Schrijf ik autobiografisch? Ja, zeker? Is dit niet voor alle schrijvers gelijk: een mix van fictie en non-fictie? Bij mij is dit zeker het geval en dit stoort mij niet, soms mijn vrouw en mijn vrienden. Verklaart dit mijn drang tot schrijven? Niet meer, laat ons zeggen tot aan de gedichtenbundel De kiemjaren, later niet, ik schrijf graag, omdat ik wil overleven.

Je hebt tonnen papier van je afgeschreven?
Toch wel een paar ton minder, hoor. Bovendien moet je dit niet altijd omschrijven als frustraties van je afreageren, ik schrijf ook veel over blije, gelukkige momenten, over verwondering, ontmoetingen. Mijn leven was en is geen hel, ik ben een gelukkige man, met een knappe vrouw, goede kinderen en schattige kleinkindjes.

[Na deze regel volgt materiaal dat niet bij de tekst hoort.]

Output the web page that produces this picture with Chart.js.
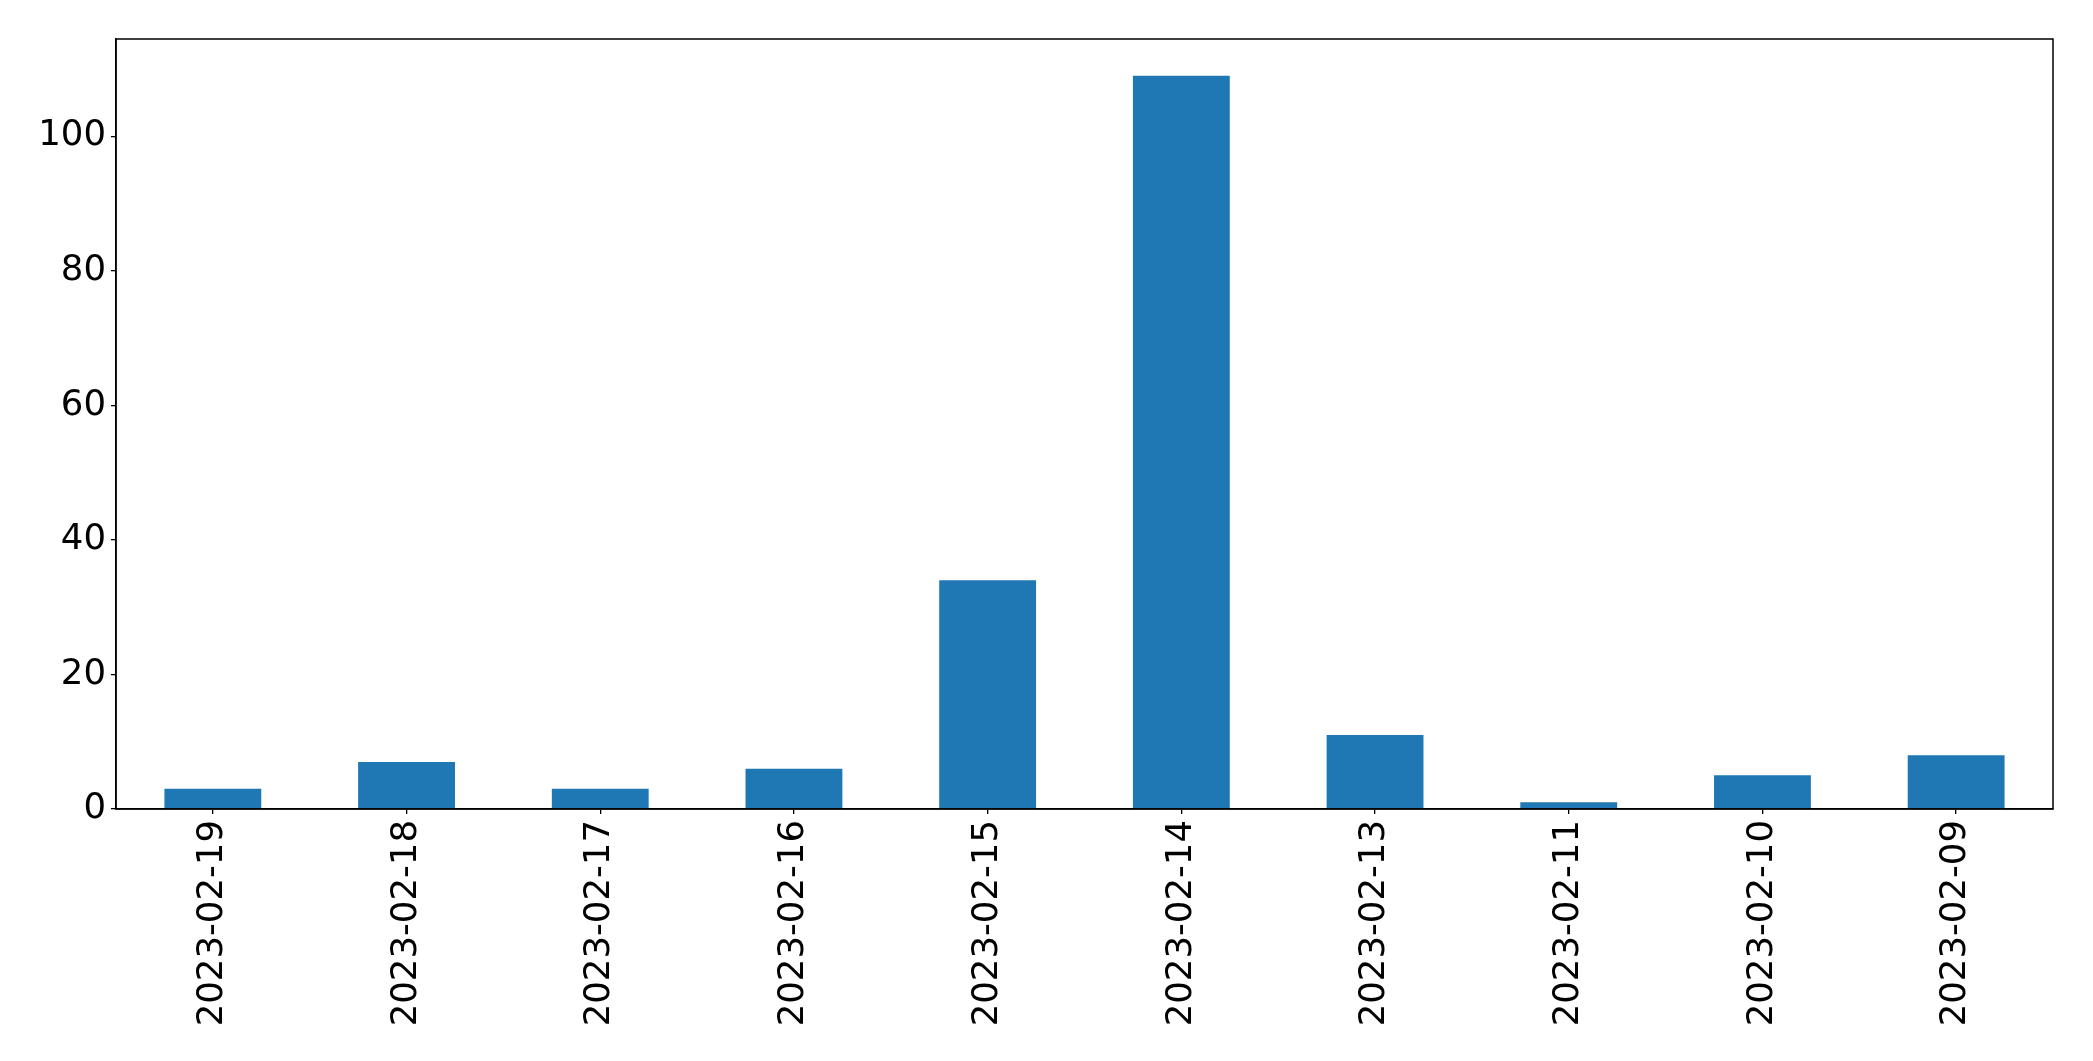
<!DOCTYPE html>
<html>
<head>
<meta charset="utf-8">
<script src="https://cdn.jsdelivr.net/npm/chart.js@4/dist/chart.umd.min.js"></script>
<style>
html,body{margin:0;padding:0;background:#fff;}
#wrap{width:2093px;height:1061px;position:relative;}
</style>
</head>
<body>
<div id="wrap"><canvas id="c" width="2093" height="1061"></canvas></div>
<script>
const categories = ["2023-02-19","2023-02-18","2023-02-17","2023-02-16","2023-02-15","2023-02-14","2023-02-13","2023-02-11","2023-02-10","2023-02-09"];
const counts = [3, 7, 3, 6, 34, 109, 11, 1, 5, 8];
const yTicks = [0, 20, 40, 60, 80, 100];

const frame = {
  id: 'frame',
  afterDatasetsDraw(chart) {
    const a = chart.chartArea, ctx = chart.ctx;
    ctx.save();
    ctx.strokeStyle = '#000';
    ctx.lineWidth = 1.5;
    ctx.strokeRect(a.left, a.top, a.right - a.left, a.bottom - a.top);
    ctx.restore();
  }
};

new Chart(document.getElementById('c'), {
  type: 'bar',
  data: {
    labels: categories,
    datasets: [{ data: counts, backgroundColor: '#1f77b4', borderWidth: 0, barPercentage: 0.5, categoryPercentage: 1.0 }]
  },
  options: {
    responsive: false,
    animation: false,
    layout: { padding: { top: 39, right: 40, left: 0, bottom: 0 } },
    plugins: { legend: { display: false }, tooltip: { enabled: false } },
    scales: {
      x: {
        offset: true,
        grid: { display: true, offset: false, drawOnChartArea: false, drawTicks: true, tickLength: 5, color: '#000', lineWidth: 1.3 },
        border: { display: true, color: '#000', width: 1.5 },
        ticks: { color: '#000', font: { family: 'DejaVu Sans', size: 35.5 }, minRotation: 90, maxRotation: 90, padding: 6, autoSkip: false },
        afterFit(s) { s.height = 252; }
      },
      y: {
        min: 0, max: 114.45,
        afterBuildTicks(s) { s.ticks = yTicks.map(v => ({ value: v })); },
        grid: { display: true, drawOnChartArea: false, drawTicks: true, tickLength: 5, color: '#000', lineWidth: 1.3 },
        border: { display: true, color: '#000', width: 1.5 },
        ticks: { color: '#000', font: { family: 'DejaVu Sans', size: 35.5 }, padding: 5 },
        afterFit(s) { s.width = 116; }
      }
    }
  },
  plugins: [frame]
});
</script>
</body>
</html>
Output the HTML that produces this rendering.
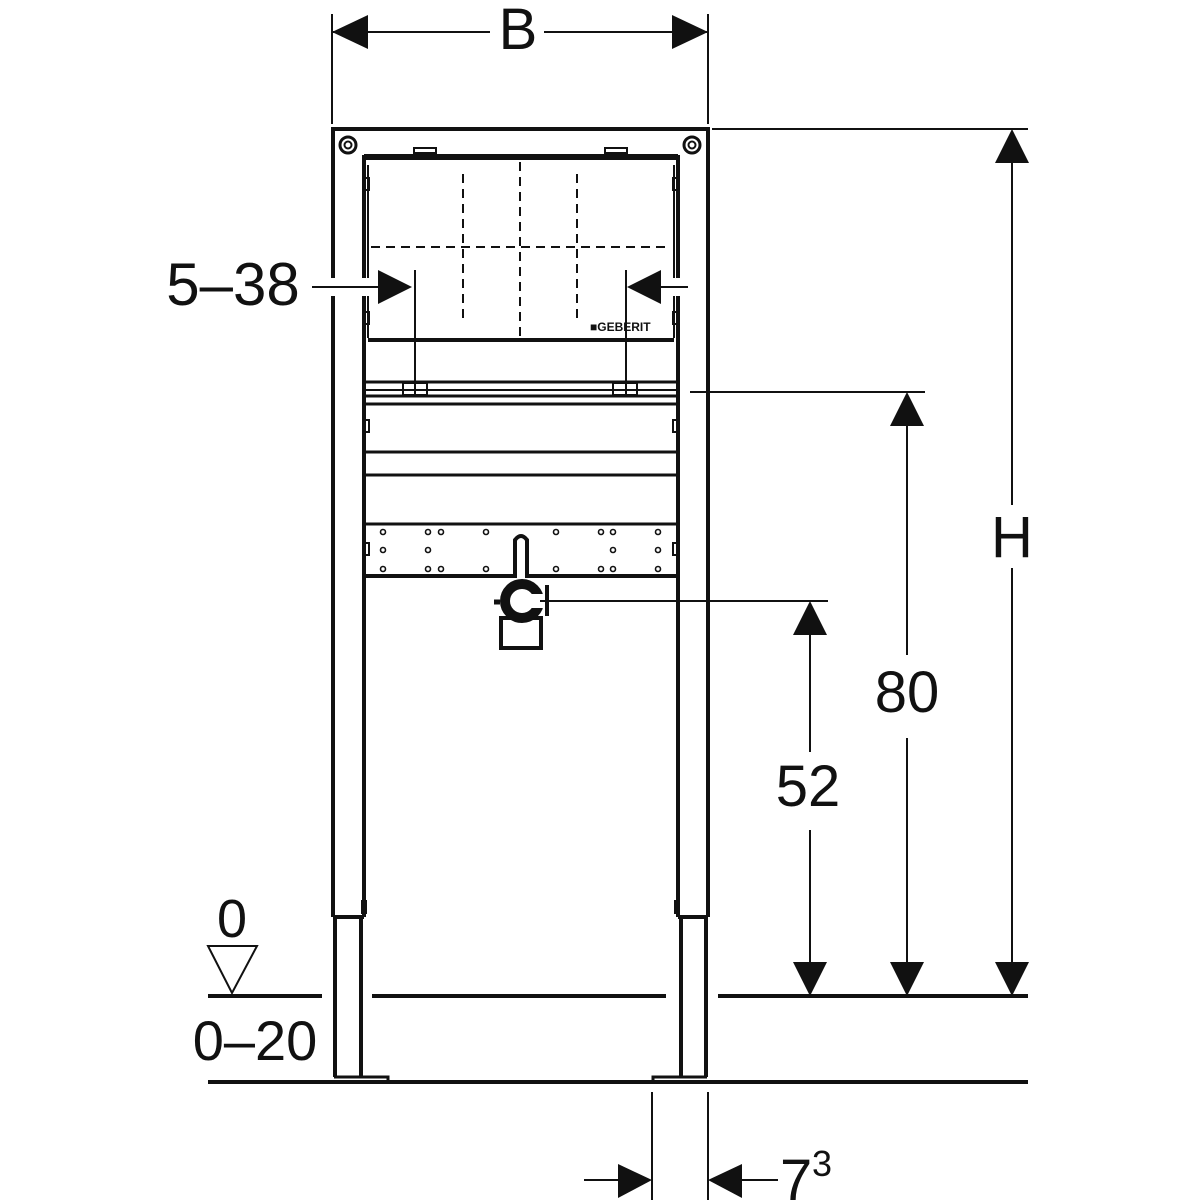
<!DOCTYPE html>
<html><head><meta charset="utf-8"><style>html,body{margin:0;padding:0;background:#fff}svg{display:block}</style></head>
<body>
<svg width="1200" height="1200" viewBox="0 0 1200 1200" xmlns="http://www.w3.org/2000/svg" font-family="Liberation Sans, sans-serif">
<rect width="1200" height="1200" fill="#fff"/>
<g stroke="#111" fill="none">
<line x1="332" y1="14" x2="332" y2="124" stroke-width="2"/>
<line x1="708" y1="14" x2="708" y2="124" stroke-width="2"/>
<line x1="332" y1="32" x2="490" y2="32" stroke-width="2"/>
<line x1="544" y1="32" x2="708" y2="32" stroke-width="2"/>
</g>
<g fill="#111">
<polygon points="332,32 368,15 368,49"/>
<polygon points="708,32 672,15 672,49"/>
</g>
<text x="518" y="49" font-size="58" text-anchor="middle" fill="#111">B</text>

<g stroke="#111" fill="none" stroke-width="4">
<path d="M333,917 V129 H708 V917"/>
<line x1="364" y1="155" x2="364" y2="917"/>
<line x1="678" y1="155" x2="678" y2="917"/>
<line x1="364" y1="157" x2="678" y2="157" stroke-width="6"/>
<line x1="333" y1="917" x2="364" y2="917"/>
<line x1="678" y1="917" x2="708" y2="917"/>
<path d="M335,917 V1077 M361,917 V1077"/>
<path d="M681,917 V1077 M706,917 V1077"/>
<path d="M334,1077 H388 V1082" stroke-width="3"/>
<path d="M707,1077 H653 V1082" stroke-width="3"/>
<line x1="368" y1="165" x2="368" y2="338" stroke-width="2"/>
<line x1="674" y1="165" x2="674" y2="338" stroke-width="2"/>
<line x1="368" y1="340" x2="674" y2="340" stroke-width="4"/>
<line x1="366" y1="382" x2="678" y2="382" stroke-width="3"/>
<line x1="366" y1="390" x2="678" y2="390" stroke-width="2"/>
<line x1="366" y1="396" x2="678" y2="396" stroke-width="3"/>
<line x1="366" y1="404" x2="678" y2="404" stroke-width="3"/>
<line x1="366" y1="452" x2="678" y2="452" stroke-width="3"/>
<line x1="366" y1="475" x2="678" y2="475" stroke-width="3"/>
<line x1="366" y1="524" x2="678" y2="524" stroke-width="3"/>
<line x1="366" y1="576" x2="678" y2="576" stroke-width="4"/>
</g>
<rect x="325" y="278" width="50" height="18" fill="#fff"/>
<rect x="662" y="278" width="30" height="18" fill="#fff"/>
<g stroke="#111" fill="none">
<circle cx="348" cy="145" r="8" stroke-width="3"/><circle cx="348" cy="145" r="3.5" stroke-width="2"/>
<circle cx="692" cy="145" r="8" stroke-width="3"/><circle cx="692" cy="145" r="3.5" stroke-width="2"/>
<rect x="414" y="148" width="22" height="5" stroke-width="2"/>
<rect x="605" y="148" width="22" height="5" stroke-width="2"/>
<g stroke-width="2" stroke-dasharray="9,6">
<line x1="520" y1="162" x2="520" y2="338"/>
<line x1="463" y1="174" x2="463" y2="324"/>
<line x1="577" y1="174" x2="577" y2="324"/>
<line x1="371" y1="247" x2="670" y2="247"/>
</g>
<g stroke-width="2">
<rect x="365" y="178" width="4" height="12"/><rect x="673" y="178" width="4" height="12"/>
<rect x="365" y="312" width="4" height="12"/><rect x="673" y="312" width="4" height="12"/>
<rect x="365" y="420" width="4" height="12"/><rect x="673" y="420" width="4" height="12"/>
<rect x="365" y="543" width="4" height="12"/><rect x="673" y="543" width="4" height="12"/>
<rect x="362" y="901" width="4" height="12"/><rect x="675" y="901" width="4" height="12"/>
<rect x="403" y="383" width="24" height="12"/><rect x="613" y="383" width="24" height="12"/>
</g>
<line x1="415" y1="270" x2="415" y2="394" stroke-width="2"/>
<line x1="626" y1="270" x2="626" y2="394" stroke-width="2"/>
<g stroke-width="1.6">
<circle cx="383" cy="532" r="2.5"/><circle cx="428" cy="532" r="2.5"/><circle cx="441" cy="532" r="2.5"/><circle cx="486" cy="532" r="2.5"/><circle cx="556" cy="532" r="2.5"/><circle cx="601" cy="532" r="2.5"/><circle cx="613" cy="532" r="2.5"/><circle cx="658" cy="532" r="2.5"/>
<circle cx="383" cy="550" r="2.5"/><circle cx="428" cy="550" r="2.5"/><circle cx="613" cy="550" r="2.5"/><circle cx="658" cy="550" r="2.5"/>
<circle cx="383" cy="569" r="2.5"/><circle cx="428" cy="569" r="2.5"/><circle cx="441" cy="569" r="2.5"/><circle cx="486" cy="569" r="2.5"/><circle cx="556" cy="569" r="2.5"/><circle cx="601" cy="569" r="2.5"/><circle cx="613" cy="569" r="2.5"/><circle cx="658" cy="569" r="2.5"/>
</g>
<path d="M515,578 V540 Q521,532 527,540 V578" stroke-width="4" fill="#fff"/>
<rect x="501" y="618" width="40" height="30" stroke-width="4" fill="#fff"/>
<circle cx="522" cy="601" r="17" stroke-width="10" fill="#fff"/>
<rect x="530" y="594" width="20" height="14" fill="#fff" stroke="none"/>
<line x1="547" y1="585" x2="547" y2="616" stroke-width="4"/>
<line x1="494" y1="602" x2="500" y2="602" stroke-width="5"/>
</g>
<line x1="540" y1="601" x2="828" y2="601" stroke="#111" stroke-width="2"/>
<text x="590" y="331" font-size="12" font-weight="bold" fill="#111">■GEBERIT</text>

<text x="233" y="305" font-size="60" text-anchor="middle" fill="#111">5–38</text>
<g stroke="#111" stroke-width="2">
<line x1="312" y1="287" x2="378" y2="287"/>
<line x1="660" y1="287" x2="688" y2="287"/>
</g>
<g fill="#111">
<polygon points="412,287 378,270 378,304"/>
<polygon points="627,287 661,270 661,304"/>
</g>

<g stroke="#111" stroke-width="2">
<line x1="712" y1="129" x2="1028" y2="129"/>
<line x1="1012" y1="160" x2="1012" y2="505"/>
<line x1="1012" y1="568" x2="1012" y2="964"/>
<line x1="690" y1="392" x2="925" y2="392"/>
<line x1="907" y1="424" x2="907" y2="655"/>
<line x1="907" y1="738" x2="907" y2="964"/>
<line x1="810" y1="633" x2="810" y2="752"/>
<line x1="810" y1="830" x2="810" y2="964"/>
</g>
<g fill="#111">
<polygon points="1012,129 995,163 1029,163"/>
<polygon points="1012,996 995,962 1029,962"/>
<polygon points="907,392 890,426 924,426"/>
<polygon points="907,996 890,962 924,962"/>
<polygon points="810,601 793,635 827,635"/>
<polygon points="810,996 793,962 827,962"/>
</g>
<text x="1012" y="557" font-size="58" text-anchor="middle" fill="#111">H</text>
<text x="907" y="712" font-size="58" text-anchor="middle" fill="#111">80</text>
<text x="808" y="806" font-size="58" text-anchor="middle" fill="#111">52</text>

<g stroke="#111" stroke-width="4">
<line x1="208" y1="996" x2="322" y2="996"/>
<line x1="372" y1="996" x2="666" y2="996"/>
<line x1="718" y1="996" x2="1028" y2="996"/>
<line x1="208" y1="1082" x2="1028" y2="1082"/>
</g>
<polygon points="208,946 257,946 232,993" fill="none" stroke="#111" stroke-width="2"/>
<text x="232" y="937" font-size="54" text-anchor="middle" fill="#111">0</text>
<text x="255" y="1060" font-size="56" text-anchor="middle" fill="#111">0–20</text>

<g stroke="#111" stroke-width="2">
<line x1="652" y1="1092" x2="652" y2="1200"/>
<line x1="708" y1="1092" x2="708" y2="1200"/>
<line x1="584" y1="1180" x2="620" y2="1180"/>
<line x1="742" y1="1180" x2="778" y2="1180"/>
</g>
<g fill="#111">
<polygon points="652,1180 618,1164 618,1198"/>
<polygon points="708,1180 742,1164 742,1198"/>
</g>
<text x="780" y="1200" font-size="58" fill="#111">7</text>
<text x="812" y="1176" font-size="36" fill="#111">3</text>
</svg>
</body></html>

"De Kiemjaren gaat over zijn jeugd. Dichters wonen in een huis met vele kamers. Carl Gustav Jung zei: “Het ene boek zal het andere openen.” Misschien is dit ook zo met een huis: “De ene deur zal je naar een andere deur brengen,” zei Ludo Geloen op de voorstelling.
“Mijn huis heeft vele kamers en wanneer je naast het huis kijkt, zie je de tuin. Aan de tuin kent men de bewoner. Wanneer De kiemjaren gaan over mijn jeugd, dan zijn het de kiemzaden van de man van vandaag. De kiemjaren deed mij naast mijn eigen zelf kijken. In onze jeugd worden wij gevormd: het zaad is gepland en de jaren dienen eroverheen te gaan, met veel zon en regen. Poëzie is dus een remedie tegen het vergeten.”

Ik leerde Deleu kennen via zijn publicaties. Ik las zijn romans en vele van zijn gedichten. Toen ik hem ontmoette, drie jaar geleden, was hij kleiner dan ik dacht en zijn stem was hoger. Van dat stemgeluid heb ik voluit kunnen genieten, want Thierry Deleu is een babbelaar (als hij eenmaal zijn eerste schroom heeft overwonnen). Hij was nog niet ingeburgerd in zijn nieuwe stek: Oostduinkerke, op enkele stappen van de duinen, het strand en de zee en daarom stelde hij zijn nieuwe bundel in Harelbeke voor waar hij vandaan komt.

Deleu is ongetwijfeld één van de beste liefdespoëten in Vlaanderen en Nederland. In zijn gedichten roept hij herkenning op, identificatie, gevoeligheid die herkenning evoceert. Als lezer word je soms in de rol van voyeur geduwd. Je voelt er je onwennig bij. Moet je lachen of huilen? Is het cynisch of is het triestig? Zoals het met een ironisch mens vergaat, weet je nooit echt wat sneer is en wat als verbloeming is bedoeld. Wat grap is, en wat droefgeestigheid.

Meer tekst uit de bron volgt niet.